Otro espacio interior enormemente rico es el de los sentimientos. Hacen que nuestra vida cobre espesor. Como escribía un pensador, una vida sin sentimientos es tan tenue como una fina lámina de papel. Pablo nos invita a acercarnos a ese otro mundo de los sentimientos.

Comencemos por las emociones. Hay una palabra que figura tres veces en el evangelio de hoy: la palabra "miedo". La emoción a que remite es de las que nos juegan malas pasadas. El miedo nace en ocasiones de una falsa percepción de las cosas y lleva a conductas erróneas. Y el miedo no nos deja percibir las cosas como son: las deforma, es como esas lentes o espejos deformantes de algunas atracciones de feria o de algunas galerías. Las personas, para bien, y a veces para mal, no somos como los ordenadores, o como las calculadoras. Estos aparatos realizan ciertas operaciones con una velocidad pasmosa. No es que sean inteligentes, pero los designamos con una metáfora y hablamos de la "inteligencia artificial". Los ordenadores no tienen emociones, ni sentimientos. Pero nuestra inteligencia, la real, la humana, no es así. Sabemos que nuestras emociones pueden alterar nuestra percepción de la realidad. Así, la noche, el cansancio físico de la brega y el desgaste psíquico ante la peligrosidad de la travesía y la incertidumbre del final, hacen que los discípulos, al ver a Jesús, crean estar viendo un fantasma. Y se asustan, y gritan de miedo.

Jesús los tiene que alentar. "¡Ánimo, soy yo, no tengáis miedo!". Con esas sencillas y esenciales palabras les hace una verdadera revelación que exorciza por completo los fantasmas interiores.Y en Pedro se repita la misma experiencia. La palabra de Jesús le tendía una base para caminar y la mirada de Jesús era como un cable tendido que lo sujetaba al Maestro. Pero Pedro deja de mirar a Jesús, se olvida de que Jesús lo está mirando, no percibe sino el golpe del viento y de las olas y su cuerpo a la vez frágil y pesado que se bambolea y hunde.
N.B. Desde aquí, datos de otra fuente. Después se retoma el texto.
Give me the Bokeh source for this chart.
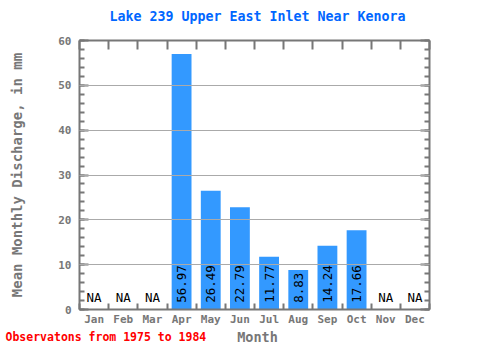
import math
from bokeh.plotting import figure
from bokeh.layouts import column
from bokeh.models import (Range1d, LinearAxis, FixedTicker, ColumnDataSource, Grid)
from bokeh.core.properties import value
from bokeh.embed import file_html
from bokeh.resources import INLINE

months = ["Jan", "Feb", "Mar", "Apr", "May", "Jun", "Jul", "Aug", "Sep", "Oct", "Nov", "Dec"]
discharge = [None, None, None, 56.97, 26.49, 22.79, 11.77, 8.83, 14.24, 17.66, None, None]
y_ticks = [0, 10, 20, 30, 40, 50, 60]
title_text = "Lake 239 Upper East Inlet Near Kenora"
y_label_text = "Mean Monthly Discharge, in mm"
x_label_text = "Month"
note_text = "Observatons from 1975 to 1984"

FONT = "DejaVu Sans Mono"
GRAY = "#777777"
W = 464
H0, H1, H2 = 32, 296, 16

centers = [i + 0.5 for i in range(len(months))]
have = [i for i, v in enumerate(discharge) if v is not None]
miss = [i for i, v in enumerate(discharge) if v is None]
src = ColumnDataSource(dict(x=[centers[i] for i in have],
                            v=[discharge[i] for i in have],
                            lab=["%.2f" % discharge[i] for i in have]))
src_na = ColumnDataSource(dict(x=[centers[i] for i in miss], lab=["NA"] * len(miss)))


def strip(h):
    f = figure(width=W, height=h, output_backend="svg", toolbar_location=None,
               x_range=Range1d(0, W), y_range=Range1d(0, h),
               x_axis_type=None, y_axis_type=None,
               min_border_left=0, min_border_right=0, min_border_top=0, min_border_bottom=0)
    f.outline_line_color = None
    f.frame_align = False
    return f


# top strip: chart title
p0 = strip(H0)
p0.text(x=[257], y=[H0 / 2], text=[title_text], text_align="center", text_baseline="middle",
        text_font=value(FONT), text_font_size="13.3px", text_font_style="bold",
        text_color="#0066ff")

p = figure(width=W, height=H1, output_backend="svg", toolbar_location=None,
           x_range=Range1d(0, 12), y_range=Range1d(0, 60),
           x_axis_type=None, y_axis_type=None,
           min_border_left=79, min_border_right=35, min_border_top=8, min_border_bottom=19)
p.outline_line_color = None
p.background_fill_color = "white"
p.border_fill_color = "white"


def style(ax):
    ax.axis_line_color = GRAY
    ax.axis_line_width = 2
    ax.major_tick_line_color = GRAY
    ax.minor_tick_line_color = GRAY
    ax.major_tick_line_width = 2
    ax.minor_tick_line_width = 2
    ax.major_tick_out = 0
    ax.minor_tick_out = 0
    ax.major_label_text_color = GRAY
    ax.major_label_text_font = FONT
    ax.major_label_text_font_size = "11px"
    ax.major_label_text_font_style = "bold"
    ax.axis_label_text_font = FONT
    ax.axis_label_text_font_style = "bold"
    ax.axis_label_text_color = GRAY


minor_y = list(range(0, 61, 2))
yl = LinearAxis(ticker=FixedTicker(ticks=y_ticks, minor_ticks=minor_y))
style(yl)
yl.major_tick_in = 9
yl.minor_tick_in = 5
yl.major_label_standoff = 8
yl.axis_label = y_label_text
yl.axis_label_text_font_size = "14px"
yl.axis_label_standoff = 30
p.add_layout(yl, "left")

yr = LinearAxis(ticker=FixedTicker(ticks=y_ticks, minor_ticks=minor_y))
style(yr)
yr.major_tick_in = 9
yr.minor_tick_in = 5
yr.major_label_text_font_size = "0px"
yr.major_label_text_color = None
yr.major_label_standoff = 0
p.add_layout(yr, "right")

bounds = list(range(0, 13))
xb = LinearAxis(ticker=FixedTicker(ticks=centers, minor_ticks=bounds))
style(xb)
xb.major_tick_in = 0
xb.minor_tick_in = 6
xb.major_label_standoff = 3
xb.major_label_overrides = {c: m for c, m in zip(centers, months)}
p.add_layout(xb, "below")

xt = LinearAxis(ticker=FixedTicker(ticks=bounds, minor_ticks=[]))
style(xt)
xt.major_tick_in = 9
xt.major_label_text_font_size = "0px"
xt.major_label_text_color = None
xt.major_label_standoff = 0
p.add_layout(xt, "above")

grid = Grid(dimension=1, ticker=FixedTicker(ticks=y_ticks[1:-1]),
            grid_line_color="#aaaaaa", grid_line_width=1, level="guide")
p.add_layout(grid)

p.vbar(x="x", top="v", bottom=0, width=0.68, source=src,
       fill_color="#3399ff", line_color=None)
p.text(x="x", y=1.5, text="lab", source=src, angle=math.pi / 2,
       text_align="left", text_baseline="middle",
       text_font=value(FONT), text_font_size="12.5px", text_color="black")
p.text(x="x", y=2.6, text="lab", source=src_na,
       text_align="center", text_baseline="middle",
       text_font=value(FONT), text_font_size="12.5px", text_color="black")

# bottom strip: axis title "Month" and the observation note on one row
p2 = strip(H2)
p2.text(x=[5], y=[H2 / 2], text=[note_text], text_align="left", text_baseline="middle",
        text_font=value(FONT), text_font_size="11.5px", text_font_style="bold",
        text_color="#ff0000")
p2.text(x=[257], y=[H2 / 2], text=[x_label_text], text_align="center", text_baseline="middle",
        text_font=value(FONT), text_font_size="13.5px", text_font_style="bold",
        text_color=GRAY)

layout = column(p0, p, p2, spacing=0)
open("out.html", "w").write(file_html(layout, INLINE))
Lo mismo que antes los discípulos lanzaron un grito para sacudirse algo el miedo, ahora Pedro lanza un mensaje de socorro para que Jesús lo salve.

Pablo nos habla del pesar que siente por sus hermanos de raza, que han rechazado a Jesús. Esto le causa un dolor profundo. Su testimonio revela una gran tristeza. Lo dice expresamente: "siento una gran pena y un dolor incesante en mi corazón". En este caso nos hallamos ante un sentimiento bueno, que nace del amor. Quizá también sus hermanos de raza se dejaron llevar de malas emociones que les impidieron percibir la verdad de Jesús. Quizá también vieron fantasmas en lugar de la realidad viva del Señor. Quizá los pudo el miedo ante el camino de conversión que tenían que haber iniciado tras la llamada de Jesús. Ciertamente, Pablo podía ahorrarse toda tristeza, pero sería a un precio demasiado caro: dejar de amar, volverse indiferente ante la suerte de los suyos. Y no estaba dispuesto a ello. Más: con tal de salvar a sus hermanos estaba dispuesto a pagar un precio inconcebible: "por el bien de mis hermanos... quisiera incluso ser un proscrito lejos de Cristo". Es otra forma de "desvarío": el desvarío del amor. Nos conmueve. Conduce a la entrega desmedida. No se la puede comparar con los fantasmas que nacen del miedo, llevan al miedo y nos hacen zozobrar.

Que la presencia de Jesús, siempre a cierta distancia, cure nuestras emociones malas y nos revista de sentimientos como los de Pablo, como los suyos.